源頼朝の尊皇心

 

源頼朝は鎌倉幕府を開いた武家の棟梁ですが、尊皇心が厚かったことで有名です。

 

とくに、「吾妻鏡」という幕府が編纂した歴史書によれば、

「綸命に違背するの上は、日域に住すべからず」(天皇の命に背く者は日本から出て行け)

と命令したと書かれています。

※『吾妻鏡』文治元年(1185)6月16日の条にあります。
 

文治元年の夏、尾張国の玉井四郎助重という乱暴者が、勅命にそむき召喚されたが、出頭せず、かえって朝廷を誹謗したので、頼朝公は「綸命に違背するの上は、日域に住すべからず。関東を忽緒せしむるに依りて、鎌倉に参るべからず。
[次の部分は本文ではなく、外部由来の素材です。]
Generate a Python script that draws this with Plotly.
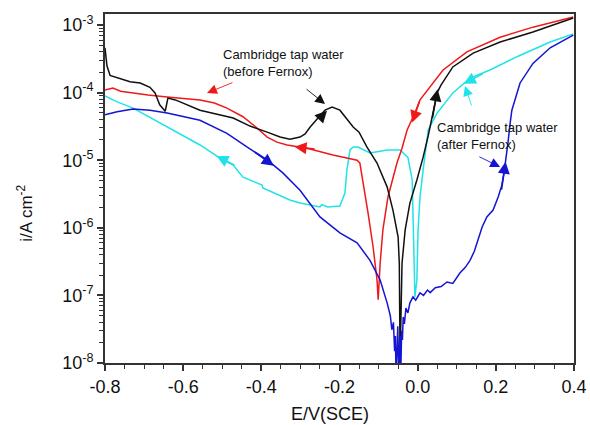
import numpy as np
import plotly.graph_objects as go

# ---------------- data ----------------
black_E = [-0.800, -0.798, -0.795, -0.787, -0.760, -0.736, -0.710, -0.685, -0.672, -0.660, -0.646,
           -0.643, -0.639, -0.620, -0.557, -0.472, -0.429, -0.385, -0.352, -0.327, -0.301, -0.288,
           -0.275, -0.255, -0.237, -0.219, -0.199, -0.165, -0.150, -0.130, -0.104, -0.078, -0.063,
           -0.050, -0.047, -0.045, -0.043, -0.040, -0.032, -0.020, -0.002, 0.014, 0.027, 0.035,
           0.042, 0.050, 0.060, 0.090, 0.142, 0.211, 0.295, 0.398]
black_i = [4.6e-4, 3.3e-4, 2.5e-4, 1.8e-4, 1.6e-4, 1.45e-4, 1.39e-4, 1.2e-4, 9.9e-5, 6.6e-5, 5.3e-5,
           6.8e-5, 8.3e-5, 7.8e-5, 5.5e-5, 4.2e-5, 3.2e-5, 2.6e-5, 2.2e-5, 2.05e-5, 2.2e-5, 2.45e-5,
           3.1e-5, 4.2e-5, 5.5e-5, 6.1e-5, 5.5e-5, 3.1e-5, 2.6e-5, 1.57e-5, 9.1e-6, 4.0e-6, 1.8e-6,
           7.3e-7, 3.0e-7, 1.1e-8, 5e-8, 3.0e-7, 9.3e-7, 2.3e-6, 5.1e-6, 1.11e-5, 2.3e-5, 3.9e-5,
           6.5e-5, 1.0e-4, 1.3e-4, 2.4e-4, 3.85e-4, 5.6e-4, 7.9e-4, 1.27e-3]

red_E = [0.398, 0.295, 0.211, 0.126, 0.065, 0.032, 0.006, -0.007, -0.027, -0.040, -0.053, -0.076,
         -0.089, -0.096, -0.101, -0.104, -0.114, -0.127, -0.140, -0.148, -0.155, -0.217, -0.283,
         -0.301, -0.334, -0.360, -0.385, -0.411, -0.447, -0.488, -0.520, -0.557, -0.600, -0.641,
         -0.690, -0.728, -0.760, -0.780, -0.800]
red_i = [1.31e-3, 9.3e-4, 6.6e-4, 4.0e-4, 2.16e-4, 1.21e-4, 7.8e-5, 5.0e-5, 2.8e-5, 1.5e-5, 9.1e-6,
         2.86e-6, 9.3e-7, 3.0e-7, 8.6e-8, 1.69e-7, 5.2e-7, 1.66e-6, 5.1e-6, 9.1e-6, 1.0e-5, 1.19e-5,
         1.5e-5, 1.57e-5, 1.68e-5, 1.85e-5, 2.2e-5, 3.0e-5, 4.4e-5, 5.9e-5, 7.0e-5, 7.8e-5, 8.3e-5,
         8.6e-5, 9.2e-5, 9.9e-5, 1.05e-4, 1.17e-4, 1.09e-4]

cyan_E = [0.398, 0.339, 0.254, 0.185, 0.134, 0.090, 0.050, 0.027, 0.014, 0.006, 0.001, -0.002,
          -0.007, -0.009, -0.012, -0.014, -0.025, -0.045, -0.078, -0.122, -0.153, -0.165, -0.173,
          -0.181, -0.186, -0.199, -0.230, -0.245, -0.250, -0.301, -0.327, -0.370, -0.396, -0.398,
          -0.447, -0.472, -0.498, -0.557, -0.641, -0.728, -0.769, -0.800]
cyan_i = [7.4e-4, 5.6e-4, 3.4e-4, 2.16e-4, 1.64e-4, 9.9e-5, 5.0e-5, 2.8e-5, 7.2e-6, 2.86e-6, 9.3e-7,
          1.69e-7, 9.5e-8, 3.0e-7, 9.3e-7, 5.1e-6, 1.1e-5, 1.42e-5, 1.42e-5, 1.28e-5, 1.57e-5, 1.57e-5,
          1.42e-5, 7.2e-6, 3.3e-6, 2.1e-6, 2.03e-6, 2.2e-6, 2.03e-6, 2.33e-6, 2.58e-6, 3.3e-6, 3.9e-6,
          4.3e-6, 5.6e-6, 8.5e-6, 1.0e-5, 1.68e-5, 3.1e-5, 5.9e-5, 7.3e-5, 8.9e-5]

blue_E = [-0.800, -0.769, -0.728, -0.685, -0.641, -0.557, -0.488, -0.437, -0.385, -0.345, -0.301,
          -0.250, -0.199, -0.155, -0.122, -0.096, -0.078, -0.070, -0.066, -0.062, -0.059, -0.057,
          -0.055, -0.053, -0.051, -0.049, -0.047, -0.045, -0.043, -0.041, -0.039, -0.037, -0.034,
          -0.030, -0.025, -0.020, -0.012, -0.005, 0.006, 0.015, 0.025, 0.032, 0.045, 0.060, 0.075,
          0.090, 0.108, 0.122, 0.134, 0.145, 0.152, 0.165, 0.177, 0.193, 0.206, 0.215, 0.221, 0.226,
          0.231, 0.236, 0.241, 0.262, 0.295, 0.339, 0.398]
blue_i = [4.7e-5, 5.2e-5, 5.7e-5, 5.5e-5, 5.0e-5, 3.9e-5, 2.5e-5, 1.57e-5, 1.01e-5, 6.5e-6, 3.6e-6,
          1.45e-6, 8.4e-7, 6.0e-7, 3.3e-7, 1.69e-7, 7.7e-8, 5.0e-8, 3.1e-8, 4.0e-8, 1.5e-8, 2.5e-8,
          5e-9, 2.0e-8, 3.5e-8, 1.2e-8, 5e-9, 2.5e-8, 8e-9, 3.0e-8, 2.2e-8, 4.8e-8, 3.8e-8, 6.5e-8,
          5.5e-8, 7.7e-8, 9.5e-8, 8.5e-8, 1.09e-7, 1.0e-7, 1.2e-7, 1.1e-7, 1.3e-7, 1.35e-7, 1.58e-7,
          1.5e-7, 2.14e-7, 2.6e-7, 3.3e-7, 4.5e-7, 6.0e-7, 1.03e-6, 1.45e-6, 1.83e-6, 2.86e-6, 4.2e-6,
          6.5e-6, 1.0e-5, 1.8e-5, 3.3e-5, 5.5e-5, 1.39e-4, 2.7e-4, 4.6e-4, 7.1e-4]

x_tick_vals = [-0.8, -0.6, -0.4, -0.2, 0.0, 0.2, 0.4]
x_tick_text = ["-0.8", "-0.6", "-0.4", "-0.2", "0.0", "0.2", "0.4"]
y_tick_vals = [1e-8, 1e-7, 1e-6, 1e-5, 1e-4, 1e-3]
y_tick_text = ["10<sup>-8</sup>", "10<sup>-7</sup>", "10<sup>-6</sup>", "10<sup>-5</sup>",
               "10<sup>-4</sup>", "10<sup>-3</sup>"]

# direction arrows on the curves: (tail E, tail i, tip E, tip i)
black_arrows = [(0.037, 4.0e-5, 0.051, 1.12e-4), (-0.255, 3.9e-5, -0.232, 5.4e-5)]
red_arrows = [(0.006, 7.8e-5, -0.014, 3.6e-5), (-0.260, 1.45e-5, -0.315, 1.58e-5)]
cyan_arrows = [(0.170, 1.95e-4, 0.118, 1.35e-4), (-0.465, 8.3e-6, -0.515, 1.15e-5)]
blue_arrows = [(-0.420, 1.35e-5, -0.368, 8.3e-6), (0.214, 3.5e-6, 0.225, 9.5e-6)]

RED, BLACK, CYAN, BLUE = "#f01818", "#111111", "#1ee3e8", "#1414d2"
FONT = "Liberation Sans, Arial, sans-serif"
AX = "#333333"

# minor tick positions on the log axis (axis decoration)
y_minor_vals = [k * 10.0 ** d for d in range(-8, -2) for k in range(2, 10) if k * 10.0 ** d < 1.4e-3]

fig = go.Figure()
for E, I, c in [(cyan_E, cyan_i, CYAN), (red_E, red_i, RED), (black_E, black_i, BLACK),
                (blue_E, blue_i, BLUE)]:
    fig.add_trace(go.Scatter(x=E, y=I, mode="lines", line=dict(color=c, width=1.5),
                             showlegend=False, hoverinfo="skip"))

for arrows, c in [(black_arrows, BLACK), (red_arrows, RED), (cyan_arrows, CYAN), (blue_arrows, BLUE)]:
    for te, ti, he, hi in arrows:
        fig.add_annotation(x=he, y=np.log10(hi), ax=te, ay=np.log10(ti), xref="x", yref="y",
                           axref="x", ayref="y", text="", showarrow=True, arrowhead=2,
                           arrowsize=1.5, arrowwidth=1.6, arrowcolor=c)

# labels
fig.add_annotation(x=-0.503, y=-3.562, xref="x", yref="y", xanchor="left", yanchor="middle",
                   align="left", showarrow=False,
                   text="Cambridge tap water<br>(before Fernox)",
                   font=dict(family=FONT, size=13, color="#111"))
fig.add_annotation(x=0.044, y=-4.649, xref="x", yref="y", xanchor="left", yanchor="middle",
                   align="left", showarrow=False,
                   text="Cambridge tap water<br>(after Fernox)",
                   font=dict(family=FONT, size=13, color="#111"))
# pointer arrows
for te, tl, he, hl, c in [(-0.470, -3.843, -0.539, -4.006, RED), (-0.288, -3.932, -0.237, -4.169, BLACK),
                          (0.139, -4.213, 0.121, -3.902, CYAN), (0.154, -4.938, 0.211, -5.101, BLUE)]:
    fig.add_annotation(x=he, y=hl, ax=te, ay=tl, xref="x", yref="y", axref="x", ayref="y",
                       text="", showarrow=True, arrowhead=2, arrowsize=2.2, arrowwidth=0.9,
                       arrowcolor=c)

# axis titles
fig.add_annotation(x=(330 - 105) / 469, y=-0.145, xref="paper", yref="paper", showarrow=False,
                   text="E/V(SCE)", font=dict(family=FONT, size=18, color="#111"),
                   xanchor="center", yanchor="middle")
fig.add_annotation(x=-0.171, y=0.43, xref="paper", yref="paper", showarrow=False,
                   text="i/A cm<sup>-2</sup>", textangle=-90,
                   font=dict(family=FONT, size=17, color="#111"),
                   xanchor="center", yanchor="middle")

xr = [-0.8, 0.4]
yr = [-8, -2.837]

fig.update_layout(
    width=590, height=425,
    margin=dict(l=105, r=16, t=14, b=62, autoexpand=False),
    paper_bgcolor="white", plot_bgcolor="white",
    font=dict(family=FONT, size=18, color="#111"),
    xaxis=dict(range=xr, showgrid=False, zeroline=False, showline=True, linecolor=AX,
               linewidth=2, mirror=True, ticks="outside", ticklen=6, tickwidth=1.5,
               tickcolor=AX, tickmode="array", tickvals=x_tick_vals, ticktext=x_tick_text,
               tickfont=dict(family=FONT, size=18, color="#111"),
               minor=dict(ticks="outside", tickmode="linear", tick0=-0.8, dtick=0.05,
                          ticklen=4, tickwidth=1.2, tickcolor=AX)),
    yaxis=dict(type="log", range=yr, showgrid=False, zeroline=False, showline=True,
               linecolor=AX, linewidth=2, mirror=True, ticks="outside", ticklen=6,
               tickwidth=1.5, tickcolor=AX, tickmode="array", tickvals=y_tick_vals,
               ticktext=y_tick_text, tickfont=dict(family=FONT, size=18, color="#111"),
               minor=dict(ticks="outside", tickmode="array", tickvals=y_minor_vals,
                          ticklen=4, tickwidth=1.2, tickcolor=AX)),
)

fig.write_html("out.html", config={"displayModeBar": False},
               post_script="document.body.style.margin='0';document.body.style.overflow='hidden';")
早く逐電すべし」(勅命にそむく以上は、日本国に住むことは許されない、幕府の指示に従わない者は、鎌倉へ来て保護を受けることはできない、早く出て行くがよい)と命じたそうです。

 

これ以外にも内裏の建築費や、伊勢神宮の式年遷宮の費用も進んで引き受けたとされています。

 

こうした尊皇心を教育されていない現代人からすれば、すぐに信じられない話かもしれません。

 

しかし、朝廷を守護するのが将軍の役目であるとし、朝命に従わない者は日本から出て行くよう断じた、頼朝公の精神は、その後の日本の武家のあり方に多大な影響を与えたといえます。